§ Problem requirements
Locate the word "this" in the entries below, then gather every line that holds it.

>> START Task input

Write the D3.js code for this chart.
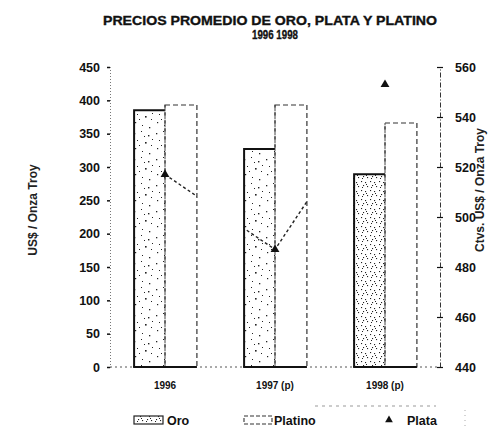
<!DOCTYPE html>
<html>
<head>
<meta charset="utf-8">
<script src="https://cdn.jsdelivr.net/npm/d3@7"></script>
<style>
  html, body { margin: 0; padding: 0; background: #fff; }
  svg { display: block; font-family: "Liberation Sans", Arial, sans-serif; }
</style>
</head>
<body>
<svg id="chart" width="493" height="429"></svg>
<script>
// Average prices, 1996-1998
const years = ["1996", "1997 (p)", "1998 (p)"];
const oro = [385, 327, 289];          // US$ / oz troy
const platino = [393, 393, 366];      // US$ / oz troy
const plata = [517, 487, 553];        // US cents / oz troy
const leftTicks = [0, 50, 100, 150, 200, 250, 300, 350, 400, 450];
const rightTicks = [440, 460, 480, 500, 520, 540, 560];

const svg = d3.select("#chart");
const ink = "#111";

const x = d3.scaleBand().domain(years).range([110, 440]).paddingInner(0.42).paddingOuter(0.21);
const yL = d3.scaleLinear().domain([0, 450]).range([367, 67]);
const yR = d3.scaleLinear().domain([440, 560]).range([367, 67]);

// stipple fills for the gold bars (sparse and dense)
const defs = svg.append("defs");
function stipple(id, w, h, dots) {
  const p = defs.append("pattern").attr("id", id)
    .attr("patternUnits", "userSpaceOnUse").attr("width", w).attr("height", h);
  p.append("rect").attr("width", w).attr("height", h).attr("fill", "#fff");
  dots.forEach(([a, b, s]) =>
    p.append("rect").attr("x", a).attr("y", b).attr("width", s).attr("height", s).attr("fill", "#222"));
}
stipple("stipple", 22, 26, [
  [2,3,1.3],[9,1,1],[16,5,1.4],[5,10,1],[13,12,1.6],[19,15,1],[3,18,1.2],
  [10,21,1],[17,23,1.3],[7,15,1],[20,9,1],[12,6,1]
]);
stipple("stippleDense", 9, 9, [
  [1,1,1.1],[5,2,1.1],[3,5,1.1],[7,6,1.1],[2,7,1],[6,4,1]
]);

const half = x.bandwidth() / 2;
const oroX = d => x(d);
const platX = d => x(d) + half;

// Title
const title = svg.append("g").attr("font-weight", "bold").attr("fill", ink).attr("text-anchor", "middle")
  .attr("stroke", ink).attr("stroke-width", 0.35);
title.append("text").attr("x", 270).attr("y", 25).attr("font-size", 12.5)
  .attr("textLength", 334).attr("lengthAdjust", "spacingAndGlyphs")
  .text("PRECIOS PROMEDIO DE ORO, PLATA Y PLATINO");
title.append("text").attr("x", 275).attr("y", 39).attr("font-size", 12.5)
  .attr("textLength", 46).attr("lengthAdjust", "spacingAndGlyphs").text("1996 1998");

// Left axis
const gL = svg.append("g").attr("transform", "translate(110,0)")
  .call(d3.axisLeft(yL).tickValues(leftTicks).tickSize(3).tickPadding(7));
gL.select(".domain").attr("stroke", "#777").attr("stroke-dasharray", "1,2");
gL.selectAll(".tick line").attr("stroke", ink).attr("stroke-width", 1.5);
gL.selectAll(".tick text").attr("font-size", 12.5).attr("font-weight", "bold").attr("fill", ink)
  .attr("font-family", "Liberation Sans, Arial, sans-serif");

// Right axis
const gR = svg.append("g").attr("transform", "translate(440,0)")
  .call(d3.axisRight(yR).tickValues(rightTicks).tickSizeInner(3).tickSizeOuter(0).tickPadding(12));
gR.select(".domain").attr("stroke", "#333").attr("stroke-dasharray", "5,2,1,2");
gR.selectAll(".tick line").attr("x1", -3).attr("stroke", ink).attr("stroke-width", 1.2);
gR.selectAll(".tick text").attr("font-size", 12.5).attr("font-weight", "bold").attr("fill", ink)
  .attr("font-family", "Liberation Sans, Arial, sans-serif");

// Axis titles
svg.append("text").attr("transform", "translate(37,210) rotate(-90)")
  .attr("text-anchor", "middle").attr("font-size", 12).attr("font-weight", "bold").attr("fill", "#222")
  .text("US$ / Onza Troy");
svg.append("text").attr("transform", "translate(484,190) rotate(-90)")
  .attr("text-anchor", "middle").attr("font-size", 12).attr("font-weight", "bold").attr("fill", "#222")
  .text("Ctvs. US$ / Onza Troy");

// Baseline
svg.append("line").attr("x1", 110).attr("x2", 440).attr("y1", yL(0)).attr("y2", yL(0))
  .attr("stroke", "#555").attr("stroke-dasharray", "2,3");

// Gold bars
const gOro = svg.append("g");
gOro.selectAll("rect").data(years).join("rect")
  .attr("x", d => oroX(d)).attr("width", half)
  .attr("y", (d, i) => yL(oro[i])).attr("height", (d, i) => yL(0) - yL(oro[i]))
  .attr("fill", (d, i) => i === 2 ? "url(#stippleDense)" : "url(#stipple)");
gOro.selectAll("path.edge").data(years).join("path").attr("class", "edge")
  .attr("d", (d, i) => `M${oroX(d) + 1},${yL(0)}V${yL(oro[i])}H${oroX(d) + half}`)
  .attr("fill", "none").attr("stroke", ink).attr("stroke-width", 2);

// Platinum bars
const gPlat = svg.append("g");
gPlat.selectAll("rect").data(years).join("rect")
  .attr("x", d => platX(d)).attr("width", half)
  .attr("y", (d, i) => yL(platino[i])).attr("height", (d, i) => yL(0) - yL(platino[i]))
  .attr("fill", "#fff").attr("stroke", "#333").attr("stroke-width", 1.2)
  .attr("stroke-dasharray", "5,3");
// shared dotted divider between each bar pair
svg.append("g").selectAll("line").data(years).join("line")
  .attr("x1", d => platX(d)).attr("x2", d => platX(d))
  .attr("y1", (d, i) => yL(Math.max(oro[i], platino[i]))).attr("y2", yL(0))
  .attr("stroke", "#444").attr("stroke-dasharray", "2,2");
// heavy bottom edge
svg.append("g").selectAll("line").data(years).join("line")
  .attr("x1", d => oroX(d)).attr("x2", d => oroX(d) + x.bandwidth())
  .attr("y1", yL(0)).attr("y2", yL(0)).attr("stroke", ink).attr("stroke-width", 2.2);

// Silver line: only visible over the bars
const clip = defs.append("clipPath").attr("id", "barsClip");
years.forEach((d, i) => {
  clip.append("rect").attr("x", oroX(d)).attr("width", half)
    .attr("y", yL(oro[i])).attr("height", yL(0) - yL(oro[i]));
  clip.append("rect").attr("x", platX(d)).attr("width", half)
    .attr("y", yL(platino[i])).attr("height", yL(0) - yL(platino[i]));
});
const line = d3.line().x((d, i) => x(years[i]) + half).y(d => yR(d));
svg.append("path").datum(plata).attr("d", line).attr("clip-path", "url(#barsClip)")
  .attr("fill", "none").attr("stroke", "#222").attr("stroke-width", 1.4).attr("stroke-dasharray", "3,2.5");

svg.append("g").selectAll("path").data(plata).join("path")
  .attr("transform", (d, i) => `translate(${x(years[i]) + half},${yR(d)})`)
  .attr("d", d3.symbol(d3.symbolTriangle, 34)).attr("fill", ink);

// Category labels
svg.append("g").selectAll("text").data(years).join("text")
  .attr("x", d => x(d) + half).attr("y", 389).attr("text-anchor", "middle")
  .attr("font-size", 10).attr("font-weight", "bold").attr("fill", ink).text(d => d);

// Legend
const lg = svg.append("g").attr("font-size", 12.5).attr("font-weight", "bold").attr("fill", ink);
lg.append("rect").attr("x", 134).attr("y", 416).attr("width", 29).attr("height", 8)
  .attr("fill", "url(#stippleDense)").attr("stroke", "#222").attr("stroke-width", 1.2);
lg.append("text").attr("x", 167).attr("y", 425).text("Oro");
lg.append("rect").attr("x", 244).attr("y", 416).attr("width", 28).attr("height", 8)
  .attr("fill", "#fff").attr("stroke", "#333").attr("stroke-width", 1.1).attr("stroke-dasharray", "4,2");
lg.append("text").attr("x", 274).attr("y", 425).text("Platino");
lg.append("path").attr("transform", "translate(389,420)")
  .attr("d", d3.symbol(d3.symbolTriangle, 26)).attr("fill", ink);
lg.append("text").attr("x", 407).attr("y", 425).text("Plata");
lg.append("line").attr("x1", 315).attr("x2", 436).attr("y1", 406).attr("y2", 406)
  .attr("stroke", "#999").attr("stroke-dasharray", "3,4");
lg.append("line").attr("x1", 465).attr("x2", 465).attr("y1", 410).attr("y2", 426)
  .attr("stroke", "#aaa").attr("stroke-dasharray", "1,4");
</script>
</body>
</html>
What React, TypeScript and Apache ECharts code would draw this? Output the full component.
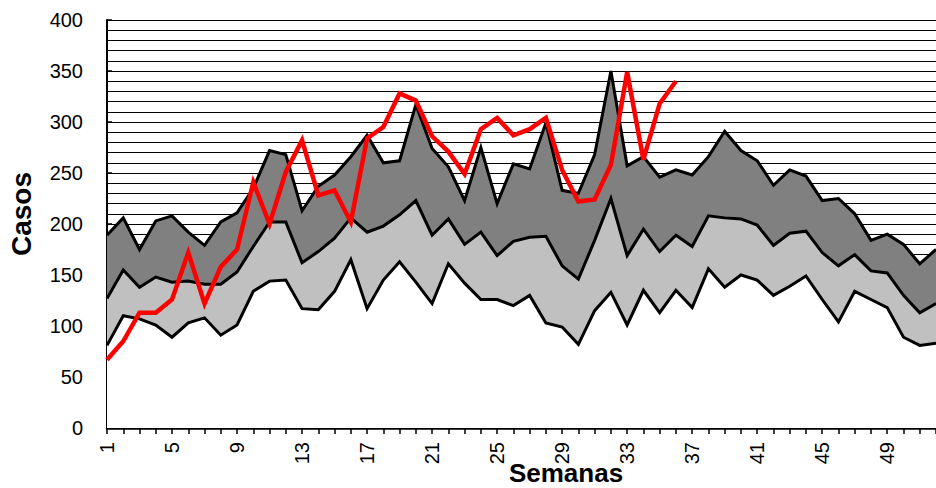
import React, { useEffect, useRef } from "react";
import * as echarts from "echarts";

const weeks = ["1","2","3","4","5","6","7","8","9","10","11","12","13","14","15","16","17","18","19","20","21","22","23","24","25","26","27","28","29","30","31","32","33","34","35","36","37","38","39","40","41","42","43","44","45","46","47","48","49","50","51","52"];

const upperBand = [189, 206, 175, 203, 208, 192, 179, 202, 211, 235, 272, 268, 213, 237, 248, 266, 287, 260, 262, 317, 274, 256, 223, 275, 220, 259, 254, 299, 233, 230, 268, 350, 257, 266, 246, 253, 248, 266, 291, 272, 262, 238, 253, 247, 223, 225, 210, 184, 190, 180, 161, 175];

const middleBand = [127, 155, 138, 148, 143, 144, 141, 141, 153, 178, 202, 202, 162, 173, 186, 206, 192, 198, 209, 223, 189, 205, 180, 192, 169, 183, 187, 188, 159, 146, 184, 225, 169, 195, 173, 189, 178, 208, 206, 205, 199, 179, 191, 193, 172, 159, 170, 154, 152, 130, 113, 122];

const lowerBand = [81, 110, 107, 101, 89, 103, 108, 91, 101, 134, 144, 145, 117, 116, 134, 165, 117, 145, 163, 143, 122, 161, 142, 126, 126, 120, 130, 103, 99, 82, 115, 133, 101, 135, 113, 135, 118, 156, 138, 150, 145, 130, 139, 149, 126, 104, 134, 126, 118, 89, 81, 83];

const currentYear = [67, 85, 113, 113, 126, 172, 122, 158, 175, 241, 200, 251, 282, 228, 233, 202, 284, 295, 328, 321, 286, 271, 249, 293, 304, 287, 293, 304, 253, 222, 224, 258, 349, 263, 318, 340];

const yTitle = "Casos";
const xTitle = "Semanas";

const FONT = "'Liberation Sans', Arial, sans-serif";

export default function App() {
  const ref = useRef<HTMLDivElement>(null);

  useEffect(() => {
    if (!ref.current) return;
    const chart = echarts.init(ref.current, null, { renderer: "svg" });
    const bandLine = { color: "#000", width: 3, join: "miter" as const };
    chart.setOption({
      animation: false,
      backgroundColor: "#fff",
      grid: { left: 107, top: 20, width: 835, height: 408, containLabel: false },
      xAxis: [
        {
          type: "category",
          data: weeks,
          boundaryGap: false,
          position: "bottom",
          axisLine: { show: true, lineStyle: { color: "#000", width: 2.5 } },
          axisTick: { show: true, interval: 0, length: 6, lineStyle: { color: "#000", width: 1.5 } },
          axisLabel: {
            interval: 3,
            rotate: 90,
            margin: 14,
            color: "#000",
            fontSize: 20,
            fontFamily: FONT,
          },
          splitLine: { show: false },
        },
        {
          type: "category",
          data: weeks,
          boundaryGap: false,
          position: "bottom",
          axisLine: { show: false },
          axisTick: { show: true, inside: true, interval: 0, length: 6, lineStyle: { color: "#000", width: 1.5 } },
          axisLabel: { show: false },
          splitLine: { show: false },
        },
      ],
      yAxis: [
        {
          type: "value",
          min: 0,
          max: 400,
          interval: 10,
          position: "left",
          axisLine: { show: true, lineStyle: { color: "#000", width: 2 } },
          axisTick: { show: false },
          axisLabel: { show: false },
          splitLine: { show: true, lineStyle: { color: "#000", width: 1 } },
        },
        {
          type: "value",
          min: 0,
          max: 400,
          interval: 50,
          position: "left",
          axisLine: { show: false },
          axisTick: { show: true, inside: true, length: 5, lineStyle: { color: "#000", width: 1.5 } },
          axisLabel: { color: "#000", fontSize: 20, fontFamily: FONT, margin: 24 },
          splitLine: { show: false },
        },
      ],
      series: [
        {
          type: "line",
          data: upperBand,
          symbol: "none",
          lineStyle: bandLine,
          areaStyle: { color: "#808080", opacity: 1 },
        },
        {
          type: "line",
          data: middleBand,
          symbol: "none",
          lineStyle: bandLine,
          areaStyle: { color: "#C0C0C0", opacity: 1 },
        },
        {
          type: "line",
          data: lowerBand,
          symbol: "none",
          lineStyle: bandLine,
          areaStyle: { color: "#FFFFFF", opacity: 1 },
        },
        {
          type: "line",
          data: currentYear,
          symbol: "none",
          lineStyle: { color: "#FF0000", width: 4.5, join: "miter" },
        },
      ],
      graphic: [
        {
          type: "text",
          x: 21,
          y: 214,
          rotation: Math.PI / 2,
          style: {
            text: yTitle,
            fill: "#000",
            font: `bold 28px ${FONT}`,
            textAlign: "center",
            textVerticalAlign: "middle",
          },
        },
        {
          type: "text",
          x: 566,
          y: 473,
          style: {
            text: xTitle,
            fill: "#000",
            font: `bold 26px ${FONT}`,
            textAlign: "center",
            textVerticalAlign: "middle",
          },
        },
      ],
    });
    return () => chart.dispose();
  }, []);

  return (
    <div style={{ position: "fixed", left: 0, top: 0, width: 936, height: 488, overflow: "hidden", background: "#fff" }}>
      <div ref={ref} style={{ width: 936, height: 488 }} />
    </div>
  );
}
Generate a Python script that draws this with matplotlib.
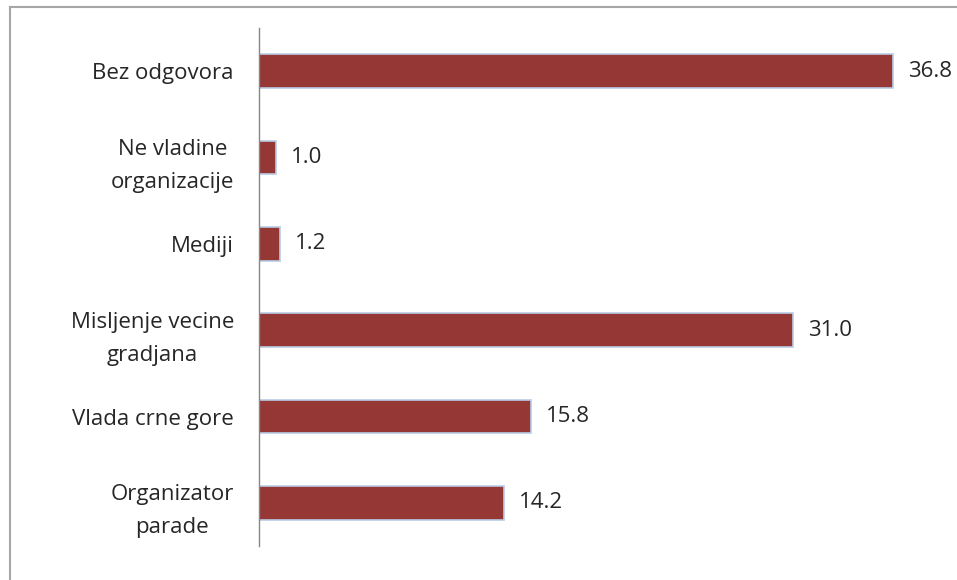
import numpy as np
import matplotlib.pyplot as plt
from matplotlib.lines import Line2D

# data (top to bottom as shown)
categories = ["Bez odgovora", "Ne vladine\norganizacije", "Mediji",
              "Misljenje vecine\ngradjana", "Vlada crne gore", "Organizator\nparade"]
values = [36.8, 1.0, 1.2, 31.0, 15.8, 14.2]

plt.rcParams['font.family'] = ['Open Sans', 'DejaVu Sans']

fig = plt.figure(figsize=(9.57, 5.8), dpi=100)
ax = fig.add_axes([259 / 957, 1 - 546 / 580, (948 - 259) / 957, (546 - 28) / 580])

y = np.arange(len(categories))
ax.barh(y, values, height=0.39, color='#953735', edgecolor='#b9cde5', linewidth=1.2)

for yi, v in zip(y, values):
    ax.annotate(f"{v:.1f}", xy=(v, yi), xytext=(15, 0), textcoords='offset pixels',
                va='center', ha='left', fontsize=16, color='#262626')

ax.set_xlim(0, 40)
ax.set_ylim(len(categories) - 0.5, -0.5)
ax.set_yticks(y)
ax.set_yticklabels(categories, fontsize=16, color='#262626',
                   multialignment='center', linespacing=1.75)
ax.tick_params(axis='y', length=0, pad=18)
ax.set_xticks([])
for s in ['top', 'right', 'bottom']:
    ax.spines[s].set_visible(False)
ax.spines['left'].set_color('#868686')
ax.spines['left'].set_linewidth(1)

# chart frame (left and top edges visible)
fig.add_artist(Line2D([10 / 957, 10 / 957], [0, 1 - 7 / 580], color='#a6a6a6', lw=1.5))
fig.add_artist(Line2D([10 / 957, 1], [1 - 7 / 580, 1 - 7 / 580], color='#a6a6a6', lw=1.5))

fig.savefig('out.png', dpi=100)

>> END Task input

§ Answer to the exercise
Write the D3.js code for this chart.
What React, TypeScript and Apache ECharts code would draw this? Output the full component.
Generate a Python script that draws this with matplotlib.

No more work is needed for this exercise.